SSP Group Meeting

11am, 4 October, 2005
Room 4.03, Appleton Tower
CISA, School of Informatics
University of Edinburgh

Social Reasoning in Computational Multi-Agent Systems

Michal Pechoucek

The concept of multi-agent system contributes to the fields of computer science and artificial intelligence by a societal and distributed approach to computing. Non-trivial problems can be solved, complex systems can simulated and controlled by a community of autonomous computational entities. These entities can be geographically distributed across wider network infrastructures.
The computational entities in multi-agent systems need to perform specific types of social interaction in order to achieve collective behaviour and collective decision making.
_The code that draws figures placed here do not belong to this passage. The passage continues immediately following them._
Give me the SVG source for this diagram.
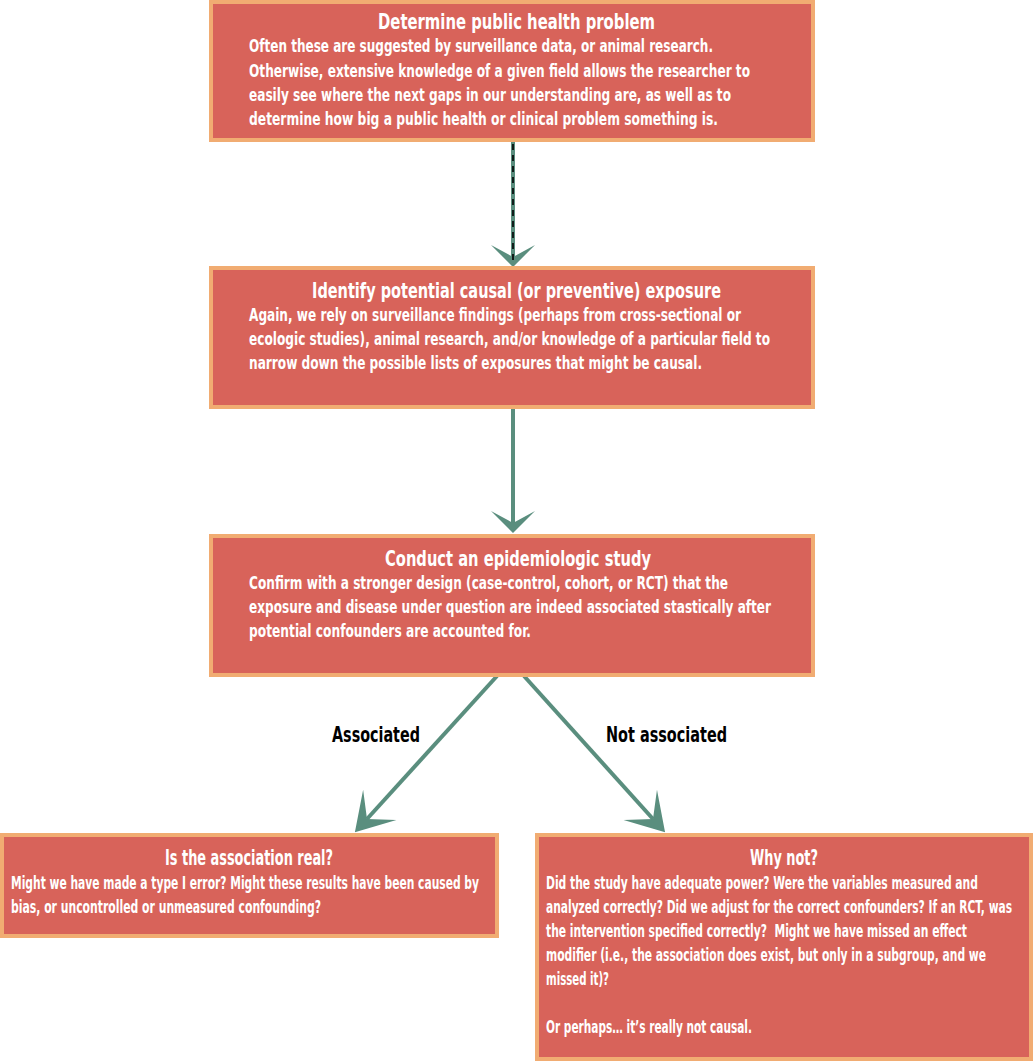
<svg xmlns="http://www.w3.org/2000/svg" width="1034" height="1062" viewBox="0 0 1034 1062">
<style>
.box{fill:#d8635a;stroke:#f1ac72;stroke-width:4}
text{font-family:"Liberation Sans Narrow","DejaVu Sans Condensed","Liberation Sans",sans-serif;font-weight:bold}
.t{fill:#ffffff;font-size:22px;text-anchor:middle}
.b{fill:#ffffff;font-size:17.5px}
.lbl{fill:#000000;font-size:21px}
.conn{stroke:#5a8e7e;stroke-width:4;fill:none}
</style>
<defs>
<marker id="hv" markerUnits="userSpaceOnUse" viewBox="-14 -24 26 48" refX="0" refY="0" markerWidth="26" markerHeight="48" orient="auto">
<path d="M10,0 L-12,-22 L0,0 L-12,22 Z" fill="#5a8e7e"/>
</marker>
<marker id="hd" markerUnits="userSpaceOnUse" viewBox="-22 -25 44 50" refX="0" refY="0" markerWidth="44" markerHeight="50" orient="auto">
<path d="M18,0 L-19,-22.5 L0,0 L-19,22.5 Z" fill="#5a8e7e"/>
</marker>
</defs>
<g id="connectors">
<line class="conn" x1="513" y1="142" x2="513" y2="257" marker-end="url(#hv)"/>
<line x1="513" y1="144" x2="513" y2="262" stroke="#000" stroke-width="1.6" stroke-dasharray="6,5"/>
<line class="conn" x1="513" y1="409" x2="513" y2="523" marker-end="url(#hv)"/>
<line class="conn" x1="497" y1="676" x2="367" y2="819" marker-end="url(#hd)"/>
<line class="conn" x1="524" y1="676" x2="653" y2="819" marker-end="url(#hd)"/>
<text class="lbl" transform="translate(332,742) scale(0.7,1)" textLength="125.7" lengthAdjust="spacingAndGlyphs">Associated</text>
<text class="lbl" transform="translate(606,742) scale(0.7,1)" textLength="172.9" lengthAdjust="spacingAndGlyphs">Not associated</text>
</g>
<g id="node1">
<rect class="box" x="211" y="2" width="602" height="138"/>
<text class="t" transform="translate(516.5,29) scale(0.7,1)" textLength="395.7" lengthAdjust="spacingAndGlyphs">Determine public health problem</text>
<text class="b" transform="translate(249,52) scale(0.66,1)" textLength="703" lengthAdjust="spacingAndGlyphs">Often these are suggested by surveillance data, or animal research.</text>
<text class="b" transform="translate(249,77) scale(0.66,1)" textLength="759.1" lengthAdjust="spacingAndGlyphs">Otherwise, extensive knowledge of a given field allows the researcher to</text>
<text class="b" transform="translate(249,101) scale(0.66,1)" textLength="730.3" lengthAdjust="spacingAndGlyphs">easily see where the next gaps in our understanding are, as well as to</text>
<text class="b" transform="translate(249,125) scale(0.66,1)" textLength="710.6" lengthAdjust="spacingAndGlyphs">determine how big a public health or clinical problem something is.</text>
</g>
<g id="node2">
<rect class="box" x="211" y="268" width="602" height="139"/>
<text class="t" transform="translate(516.5,298) scale(0.7,1)" textLength="584.3" lengthAdjust="spacingAndGlyphs">Identify potential causal (or preventive) exposure</text>
<text class="b" transform="translate(249,321) scale(0.66,1)" textLength="745.5" lengthAdjust="spacingAndGlyphs">Again, we rely on surveillance findings (perhaps from cross-sectional or</text>
<text class="b" transform="translate(249,345) scale(0.66,1)" textLength="789.4" lengthAdjust="spacingAndGlyphs">ecologic studies), animal research, and/or knowledge of a particular field to</text>
<text class="b" transform="translate(249,369) scale(0.66,1)" textLength="686.4" lengthAdjust="spacingAndGlyphs">narrow down the possible lists of exposures that might be causal.</text>
</g>
<g id="node3">
<rect class="box" x="211" y="536" width="602" height="139"/>
<text class="t" transform="translate(518,566) scale(0.7,1)" textLength="380" lengthAdjust="spacingAndGlyphs">Conduct an epidemiologic study</text>
<text class="b" transform="translate(249,589) scale(0.66,1)" textLength="725.8" lengthAdjust="spacingAndGlyphs">Confirm with a stronger design (case-control, cohort, or RCT) that the</text>
<text class="b" transform="translate(249,613) scale(0.66,1)" textLength="790.9" lengthAdjust="spacingAndGlyphs">exposure and disease under question are indeed associated stastically after</text>
<text class="b" transform="translate(249,637) scale(0.66,1)" textLength="427.3" lengthAdjust="spacingAndGlyphs">potential confounders are accounted for.</text>
</g>
<g id="node4">
<rect class="box" x="2" y="835" width="495" height="101"/>
<text class="t" transform="translate(249,865) scale(0.7,1)" textLength="240" lengthAdjust="spacingAndGlyphs">Is the association real?</text>
<text class="b" transform="translate(11,889) scale(0.66,1)" textLength="709.1" lengthAdjust="spacingAndGlyphs">Might we have made a type I error? Might these results have been caused by</text>
<text class="b" transform="translate(11,913) scale(0.66,1)" textLength="469.7" lengthAdjust="spacingAndGlyphs">bias, or uncontrolled or unmeasured confounding?</text>
</g>
<g id="node5">
<rect class="box" x="537" y="835" width="494" height="224"/>
<text class="t" transform="translate(784,865) scale(0.7,1)" textLength="97.1" lengthAdjust="spacingAndGlyphs">Why not?</text>
<text class="b" transform="translate(546,889) scale(0.66,1)" textLength="654.5" lengthAdjust="spacingAndGlyphs">Did the study have adequate power? Were the variables measured and</text>
<text class="b" transform="translate(546,913) scale(0.66,1)" textLength="706.1" lengthAdjust="spacingAndGlyphs">analyzed correctly? Did we adjust for the correct confounders? If an RCT, was</text>
<text class="b" transform="translate(546,937) scale(0.66,1)" textLength="637.9" lengthAdjust="spacingAndGlyphs" xml:space="preserve">the intervention specified correctly?  Might we have missed an effect</text>
<text class="b" transform="translate(546,961) scale(0.66,1)" textLength="666.7" lengthAdjust="spacingAndGlyphs">modifier (i.e., the association does exist, but only in a subgroup, and we</text>
<text class="b" transform="translate(546,985) scale(0.66,1)" textLength="95.5" lengthAdjust="spacingAndGlyphs">missed it)?</text>
<text class="b" transform="translate(546,1033) scale(0.66,1)" textLength="312.1" lengthAdjust="spacingAndGlyphs">Or perhaps… it’s really not causal.</text>
</g>
</svg>
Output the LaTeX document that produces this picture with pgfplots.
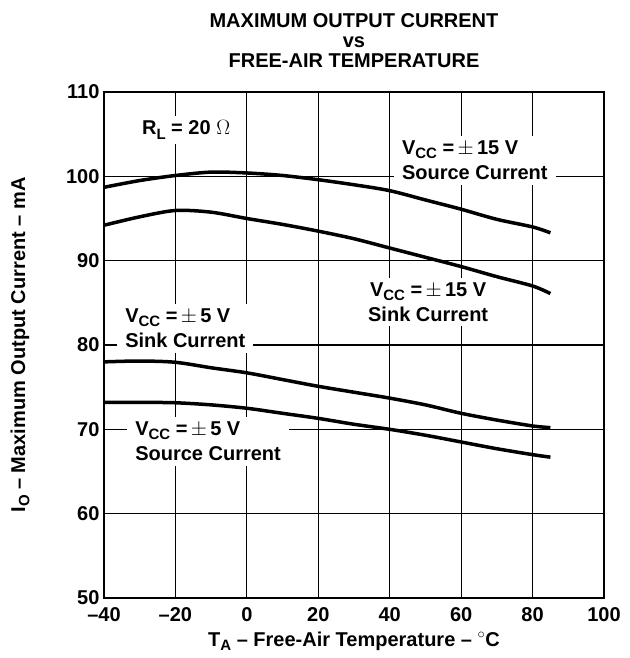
\documentclass[border=0pt]{standalone}
\usepackage{fontspec}
\setmainfont{Liberation Sans}
\usepackage{pgfplots}
\pgfplotsset{compat=1.18}
\newcommand{\sub}[1]{\raisebox{-0.4ex}{\fontsize{15}{15}\selectfont #1}}
\newcommand{\pmm}{{\mdseries\,$\pm$\,}}
\begin{document}
\begin{tikzpicture}
\tikzset{curve/.style={black, line width=3.5pt, smooth, tension=0.5, mark=none}}
\path[use as bounding box] (-104pt,-60pt) rectangle (525pt,598pt);
\begin{axis}[
  at={(0pt,0pt)}, anchor=south west,
  scale only axis, width=500pt, height=506pt,
  xmin=-40, xmax=100, ymin=50, ymax=110,
  xtick={-40,-20,0,20,40,60,80,100},
  xticklabels={–40,–20,0,20,40,60,80,100},
  ytick={50,60,70,80,90,100,110},
  yticklabels={50,60,70,80,90,100,110},
  grid=major,
  major grid style={black, line width=1.1pt},
  axis line style={black, line width=2.6pt},
  major tick length=0pt,
  tick label style={font=\fontsize{20}{24}\selectfont\bfseries},
  xticklabel style={yshift=-6pt},
  yticklabel style={xshift=-1pt},
  xlabel={T\sub{A} – Free-Air Temperature – {\mdseries$^\circ$}C},
  ylabel={I\sub{O} – Maximum Output Current – mA},
  label style={font=\fontsize{20}{24}\selectfont\bfseries},
  xlabel style={at={(axis description cs:0.5,0)}, anchor=center, yshift=-43pt},
  ylabel style={at={(axis description cs:0,0.5)}, anchor=center, rotate=0, yshift=84pt},
]
% VCC = +-15 V source
\addplot[curve] coordinates {(-40,98.7) (-30,99.5) (-20,100.1) (-10,100.5) (0,100.4) (10,100.1) (20,99.6) (30,99.0) (40,98.3) (50,97.2) (60,96.1) (70,94.9) (80,94.0) (85,93.3)};
% VCC = +-15 V sink
\addplot[curve] coordinates {(-40,94.2) (-30,95.2) (-20,95.95) (-10,95.75) (0,95.0) (10,94.3) (20,93.5) (30,92.6) (40,91.5) (50,90.4) (60,89.3) (70,88.1) (80,87.0) (85,86.1)};
% VCC = +-5 V sink
\addplot[curve] coordinates {(-40,78.0) (-30,78.1) (-20,77.95) (-10,77.3) (0,76.7) (10,75.9) (20,75.1) (30,74.4) (40,73.7) (50,72.9) (60,71.9) (70,71.1) (80,70.4) (85,70.2)};
% VCC = +-5 V source
\addplot[curve] coordinates {(-40,73.2) (-30,73.2) (-20,73.15) (-10,72.9) (0,72.5) (10,71.9) (20,71.3) (30,70.6) (40,70.0) (50,69.3) (60,68.5) (70,67.7) (80,67.0) (85,66.7)};
\tikzset{lab/.style={fill=white, align=left, anchor=west, inner xsep=8pt, inner ysep=5pt, xshift=-8pt, font=\fontsize{20}{25}\selectfont\bfseries}}
\node[lab] at (axis cs:-29.4,105.5) {R\sub{L} = 20 {\mdseries$\Omega$}};
\node[lab] at (axis cs:43.4,101.9) {V\sub{CC} =\pmm15 V\\Source Current};
\node[lab, align=center] at (axis cs:33.9,85.1) {V\sub{CC} =\pmm15 V\\Sink Current};
\node[lab] at (axis cs:-34.1,82.0) {V\sub{CC} =\pmm5 V\\Sink Current};
\node[lab] at (axis cs:-31.3,68.6) {V\sub{CC} =\pmm5 V\\Source Current};
\end{axis}
\node[align=center, font=\fontsize{20}{20}\selectfont\bfseries] at (250pt,557pt) {MAXIMUM OUTPUT CURRENT\\vs\\FREE-AIR TEMPERATURE};
\end{tikzpicture}
\end{document}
Socially oriented reasoning, the reasoning process that underlies rational interaction, is currently a subject of a deeper theoretical investigation and practical deployment in industrial applications.

We will introduce the concept social reasoning and social knowledge, comment various types of social knowledge and present two specific techniques for maintenance and exploitation of social knowledge in computational multi-agent systems: (i) the acquaintance models, the knowledge structures representing agent awareness of its interaction neighbourhood -- mainly in competitive and adversarial environment (ii) the stand-in agents, that are autonomous computational entities freely migrating within the network and providing vital social information in e.g. disruptive and partially inaccessible environment.